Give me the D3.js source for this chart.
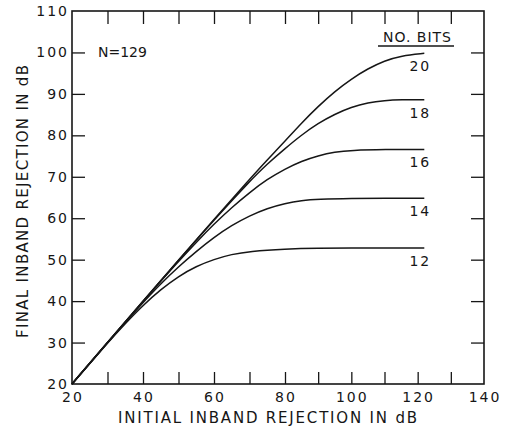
<!DOCTYPE html>
<html>
<head>
<meta charset="utf-8">
<script src="https://cdn.jsdelivr.net/npm/d3@7"></script>
<style>
  body { margin: 0; background: #fff; }
  svg { display: block; }
  text { font-family: "DejaVu Sans", sans-serif; fill: #161616; }
  .frame { fill: none; stroke: #161616; stroke-width: 1.6; }
  .tick line { stroke: #161616; stroke-width: 1.3; }
  .curve { fill: none; stroke: #161616; stroke-width: 1.5; }
</style>
</head>
<body>
<svg id="chart" width="506" height="431"></svg>
<script>
// values: [initial rejection dB, final rejection dB]
const bits = [20, 18, 16, 14, 12];

const curve20 = [[20,20],[30,30],[40,40],[50,49.9],[60,59.7],[70,69.4],[75,74.1],[80,78.6],[85,83],[90,87],[95,90.6],[100,93.6],[105,96.1],[110,98],[115,99.2],[122,99.8]];
const curve18 = [[20,20],[30,30],[40,40],[50,49.9],[60,59.6],[70,68.9],[75,73.1],[80,76.8],[85,80.1],[90,82.9],[95,85.1],[100,86.8],[105,87.9],[110,88.4],[115,88.6],[122,88.6]];
const curve16 = [[20,20],[30,30],[40,40],[50,49.6],[55,54.2],[60,58.6],[65,62.6],[70,66.2],[75,69.4],[80,71.9],[85,73.8],[90,75.1],[95,76],[100,76.4],[110,76.6],[122,76.6]];
const curve14 = [[20,20],[30,30],[40,39.7],[45,44.2],[50,48.3],[55,52],[60,55.4],[65,58.3],[70,60.6],[75,62.4],[80,63.6],[85,64.3],[90,64.6],[100,64.8],[110,64.8],[122,64.8]];
const curve12 = [[20,20],[30,29.9],[35,34.6],[40,39],[45,42.8],[50,46],[55,48.4],[60,50.1],[65,51.3],[70,52],[80,52.6],[90,52.8],[100,52.8],[110,52.8],[122,52.8]];

const curves = [curve20, curve18, curve16, curve14, curve12];

const xLabelTicks = [20, 40, 60, 80, 100, 120, 140];
const xMarkTicks = [30, 40, 50, 60, 70, 80, 90, 100, 110, 120, 130];
const yLabelTicks = [20, 30, 40, 50, 60, 70, 80, 90, 100, 110];
const yMarkTicks = [30, 40, 50, 60, 70, 80, 90, 100];

const svg = d3.select('#chart');

// the scanned axis is slightly stretched on the left half, so the x scale bends at 80
const x = d3.scaleLinear()
    .domain([20, 80, 140])
    .range([72, 285, 484]);

const y = d3.scaleLinear()
    .domain([20, 110])
    .range([384, 11]);

// inward tick marks on all four sides
svg.append('g')
    .attr('transform', 'translate(0,384)')
    .call(d3.axisBottom(x).tickValues(xMarkTicks).tickSizeInner(-12).tickSizeOuter(0).tickFormat(''));
svg.append('g')
    .attr('transform', 'translate(0,11)')
    .call(d3.axisTop(x).tickValues(xMarkTicks).tickSizeInner(-13).tickSizeOuter(0).tickFormat(''));
svg.append('g')
    .attr('transform', 'translate(72,0)')
    .call(d3.axisLeft(y).tickValues(yMarkTicks).tickSizeInner(-13).tickSizeOuter(0).tickFormat(''));
svg.append('g')
    .attr('transform', 'translate(484,0)')
    .call(d3.axisRight(y).tickValues(yMarkTicks).tickSizeInner(-13).tickSizeOuter(0).tickFormat(''));
svg.selectAll('.domain').remove();

// frame round the plot
svg.append('rect')
    .attr('class', 'frame')
    .attr('x', x(20))
    .attr('y', y(110))
    .attr('width', x(140) - x(20))
    .attr('height', y(20) - y(110));

// tick labels
svg.append('g')
    .selectAll('text')
    .data(xLabelTicks)
    .join('text')
        .attr('x', d => x(d) + 1)
        .attr('y', 402)
        .attr('text-anchor', 'middle')
        .style('font-size', '14px')
        .style('letter-spacing', '2px')
        .text(d => d);

svg.append('g')
    .selectAll('text')
    .data(yLabelTicks)
    .join('text')
        .attr('x', 69)
        .attr('y', d => y(d))
        .attr('dy', '0.36em')
        .attr('text-anchor', 'end')
        .style('font-size', '14px')
        .style('letter-spacing', '2px')
        .text(d => d);

// axis titles
svg.append('text')
    .attr('x', 267.5)
    .attr('y', 423)
    .attr('text-anchor', 'middle')
    .attr('textLength', 299)
    .attr('lengthAdjust', 'spacing')
    .style('font-size', '15px')
    .text('INITIAL INBAND REJECTION IN dB');

svg.append('text')
    .attr('transform', 'translate(28,201.5) rotate(-90)')
    .attr('text-anchor', 'middle')
    .attr('textLength', 273)
    .attr('lengthAdjust', 'spacing')
    .style('font-size', '15px')
    .text('FINAL INBAND REJECTION IN dB');

// curves, smoothed like the hand drawn originals
const line = d3.line()
    .x(d => x(d[0]))
    .y(d => y(d[1]))
    .curve(d3.curveBasis);

svg.append('g')
    .selectAll('path')
    .data(curves)
    .join('path')
        .attr('class', 'curve')
        .attr('d', line);

// curve labels sit just under the end of each curve
svg.append('g')
    .selectAll('text')
    .data(curves)
    .join('text')
        .attr('x', d => x(d[d.length - 1][0]) - 4)
        .attr('y', d => y(d[d.length - 1][1]) + 18)
        .attr('text-anchor', 'middle')
        .style('font-size', '14px')
        .style('letter-spacing', '2px')
        .text((d, i) => bits[i]);

// legend heading and annotation
svg.append('text')
    .attr('x', 383)
    .attr('y', 42)
    .style('font-size', '14px')
    .style('letter-spacing', '1px')
    .text('NO. BITS');
svg.append('line')
    .attr('x1', 378).attr('x2', 454)
    .attr('y1', 46).attr('y2', 46)
    .attr('stroke', '#161616')
    .attr('stroke-width', 1.5);

svg.append('text')
    .attr('x', 98)
    .attr('y', 52)
    .attr('dy', '0.36em')
    .style('font-size', '14px')
    .text('N=129');
</script>
</body>
</html>
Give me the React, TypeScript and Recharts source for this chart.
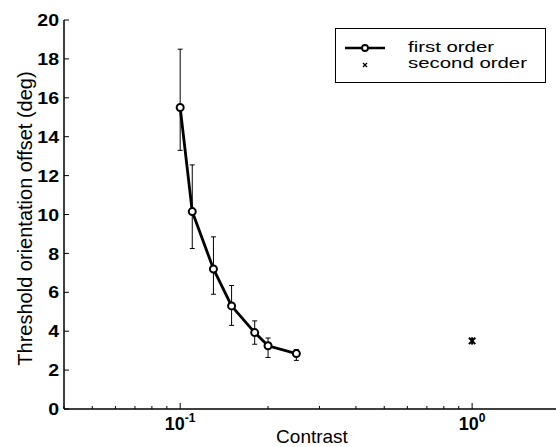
import React from 'react';
import { ComposedChart, Line, Scatter, XAxis, YAxis, ErrorBar, Legend } from 'recharts';

// first order: contrast, threshold (deg) and asymmetric error bars
const contrast = [0.1, 0.11, 0.13, 0.15, 0.18, 0.2, 0.25];
const firstOrder = [15.5, 10.15, 7.2, 5.3, 3.93, 3.25, 2.85];
const errLow = [2.2, 1.9, 1.3, 1.0, 0.6, 0.6, 0.35];
const errHigh = [3.0, 2.4, 1.65, 1.05, 0.6, 0.4, 0.2];

// second order
const secondContrast = [1.0];
const secondOrder = [3.5];

const xTicks = [0.04, 0.05, 0.06, 0.07, 0.08, 0.09, 0.1, 0.2, 0.3, 0.4, 0.5, 0.6, 0.7, 0.8, 0.9, 1, 2];
const xTickExp: Record<string, string> = { '0.1': '-1', '1': '0' };
const yTicks = [0, 2, 4, 6, 8, 10, 12, 14, 16, 18, 20];
const seriesNames = ['first order', 'second order'];
const xLabel = 'Contrast';
const yLabel = 'Threshold orientation offset (deg)';

const FONT = '"Liberation Sans", Arial, Helvetica, sans-serif';

const firstData = contrast.map((c, i) => ({ x: c, y: firstOrder[i], err: [errLow[i], errHigh[i]] }));
const secondData = secondContrast.map((c, i) => ({ x: c, y: secondOrder[i] }));

const BottomTick = (props: any) => {
    const { x, y, payload } = props;
    const exp = xTickExp[String(payload.value)];
    const major = exp !== undefined;
    return (
        <g>
            <line x1={x} x2={x} y1={y} y2={y - (major ? 6 : 3)} stroke="#000" />
            {major && (
                <text
                    x={x}
                    y={y + 21}
                    textAnchor="middle"
                    fontSize={18}
                    fontFamily={FONT}
                    fill="#000"
                    style={{ fontWeight: 700 }}
                >
                    10
                    <tspan dy={-8} fontSize={12}>{exp}</tspan>
                </text>
            )}
        </g>
    );
};

const TopTick = (props: any) => {
    const { x, y, payload } = props;
    const major = xTickExp[String(payload.value)] !== undefined;
    return <line x1={x} x2={x} y1={y} y2={y + (major ? 6 : 3)} stroke="#000" />;
};

const LeftTick = (props: any) => {
    const { x, y, payload } = props;
    return (
        <g>
            <line x1={x} x2={x + 5} y1={y} y2={y} stroke="#000" />
            <text
                transform={`translate(${x - 5},${y}) scale(1.15,1)`}
                dy="0.36em"
                textAnchor="end"
                fontSize={17}
                fontFamily={FONT}
                fill="#000"
                style={{ fontWeight: 700 }}
            >
                {payload.value}
            </text>
        </g>
    );
};

const RightTick = (props: any) => {
    const { x, y } = props;
    return <line x1={x} x2={x - 5} y1={y} y2={y} stroke="#000" />;
};

const Star = (props: any) => {
    const { cx, cy } = props;
    const s = 3.2;
    return (
        <g stroke="#000" strokeWidth={2}>
            <line x1={cx - s} y1={cy - s} x2={cx + s} y2={cy + s} />
            <line x1={cx - s} y1={cy + s} x2={cx + s} y2={cy - s} />
            <line x1={cx} y1={cy - s - 0.5} x2={cx} y2={cy + s + 0.5} />
        </g>
    );
};

const LegendBox = () => (
    <svg width={212} height={56} style={{ display: 'block' }}>
        <rect x={0.5} y={0.5} width={210} height={54} fill="#fff" stroke="#000" />
        <line x1={10} x2={50} y1={20} y2={20} stroke="#000" strokeWidth={2.5} />
        <circle cx={30} cy={20} r={3} fill="#fff" stroke="#000" strokeWidth={1.8} />
        <g stroke="#000" strokeWidth={1.2}>
            <line x1={28} y1={35} x2={32} y2={39} />
            <line x1={28} y1={39} x2={32} y2={35} />
        </g>
        {seriesNames.map((name, i) => (
            <text
                key={name}
                transform={`translate(73,${24 + i * 16}) scale(1.36,1)`}
                fontSize={15}
                fontFamily={FONT}
                fill="#000"
            >
                {name}
            </text>
        ))}
    </svg>
);

export default function App() {
    return (
        <div style={{ position: 'absolute', left: 0, top: 0, width: 556, height: 447, overflow: 'hidden', background: '#fff' }}>
            <ComposedChart width={566} height={447} margin={{ top: 20, right: 6, bottom: 0, left: 0 }}>
                <XAxis
                    xAxisId="b"
                    dataKey="x"
                    type="number"
                    scale="log"
                    domain={[0.04, 2]}
                    allowDataOverflow
                    ticks={xTicks}
                    interval={0}
                    height={38}
                    tickSize={0}
                    tickMargin={0}
                    tickLine={false}
                    tick={<BottomTick />}
                    axisLine={{ stroke: '#000', strokeWidth: 1.5 }}
                    label={{
                        content: (p: any) => (
                            <text
                                x={p.viewBox.x + p.viewBox.width / 2}
                                y={443}
                                textAnchor="middle"
                                fontSize={19}
                                fontFamily={FONT}
                                fill="#000"
                            >
                                {xLabel}
                            </text>
                        ),
                    }}
                />
                <XAxis
                    xAxisId="t"
                    dataKey="x"
                    type="number"
                    scale="log"
                    orientation="top"
                    domain={[0.04, 2]}
                    allowDataOverflow
                    ticks={xTicks}
                    interval={0}
                    height={0}
                    tickSize={0}
                    tickMargin={0}
                    tickLine={false}
                    tick={<TopTick />}
                    axisLine={{ stroke: '#000', strokeWidth: 1.5 }}
                />
                <YAxis
                    yAxisId="l"
                    type="number"
                    domain={[0, 20]}
                    ticks={yTicks}
                    interval={0}
                    width={64}
                    tickSize={0}
                    tickMargin={0}
                    tickLine={false}
                    tick={<LeftTick />}
                    axisLine={{ stroke: '#000', strokeWidth: 1.5 }}
                    label={{
                        content: (p: any) => {
                            const cy = p.viewBox.y + p.viewBox.height / 2 + 4;
                            return (
                                <text
                                    x={25}
                                    y={cy}
                                    transform={`rotate(-90, 25, ${cy})`}
                                    dy="0.36em"
                                    textAnchor="middle"
                                    fontSize={20}
                                    fontFamily={FONT}
                                    fill="#000"
                                >
                                    {yLabel}
                                </text>
                            );
                        },
                    }}
                />
                <YAxis
                    yAxisId="r"
                    orientation="right"
                    type="number"
                    domain={[0, 20]}
                    ticks={yTicks}
                    interval={0}
                    width={0}
                    tickSize={0}
                    tickMargin={0}
                    tickLine={false}
                    tick={<RightTick />}
                    axisLine={{ stroke: '#000', strokeWidth: 1.5 }}
                />
                <Legend
                    layout="vertical"
                    align="center"
                    verticalAlign="middle"
                    content={<LegendBox />}
                    wrapperStyle={{ left: 335, top: 28, width: 212, height: 56 }}
                />
                <Line
                    xAxisId="b"
                    yAxisId="l"
                    data={firstData}
                    dataKey="y"
                    name={seriesNames[0]}
                    stroke="#000"
                    strokeWidth={2.8}
                    dot={{ r: 3.5, fill: '#fff', stroke: '#000', strokeWidth: 2 }}
                    activeDot={false}
                    isAnimationActive={false}
                >
                    <ErrorBar dataKey="err" direction="y" width={2.5} stroke="#000" strokeWidth={1} />
                </Line>
                <Scatter
                    xAxisId="b"
                    yAxisId="l"
                    data={secondData}
                    dataKey="y"
                    name={seriesNames[1]}
                    shape={<Star />}
                    isAnimationActive={false}
                />
            </ComposedChart>
        </div>
    );
}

====================

**Request:** Only the lines between the line with "Give me the React, TypeScript" and the line with "const secondOrder = [3.5];", inclusive, should be reproduced, exactly as written and without pictures.

**Correct response:**
Give me the React, TypeScript and Recharts source for this chart.
import React from 'react';
import { ComposedChart, Line, Scatter, XAxis, YAxis, ErrorBar, Legend } from 'recharts';

// first order: contrast, threshold (deg) and asymmetric error bars
const contrast = [0.1, 0.11, 0.13, 0.15, 0.18, 0.2, 0.25];
const firstOrder = [15.5, 10.15, 7.2, 5.3, 3.93, 3.25, 2.85];
const errLow = [2.2, 1.9, 1.3, 1.0, 0.6, 0.6, 0.35];
const errHigh = [3.0, 2.4, 1.65, 1.05, 0.6, 0.4, 0.2];

// second order
const secondContrast = [1.0];
const secondOrder = [3.5];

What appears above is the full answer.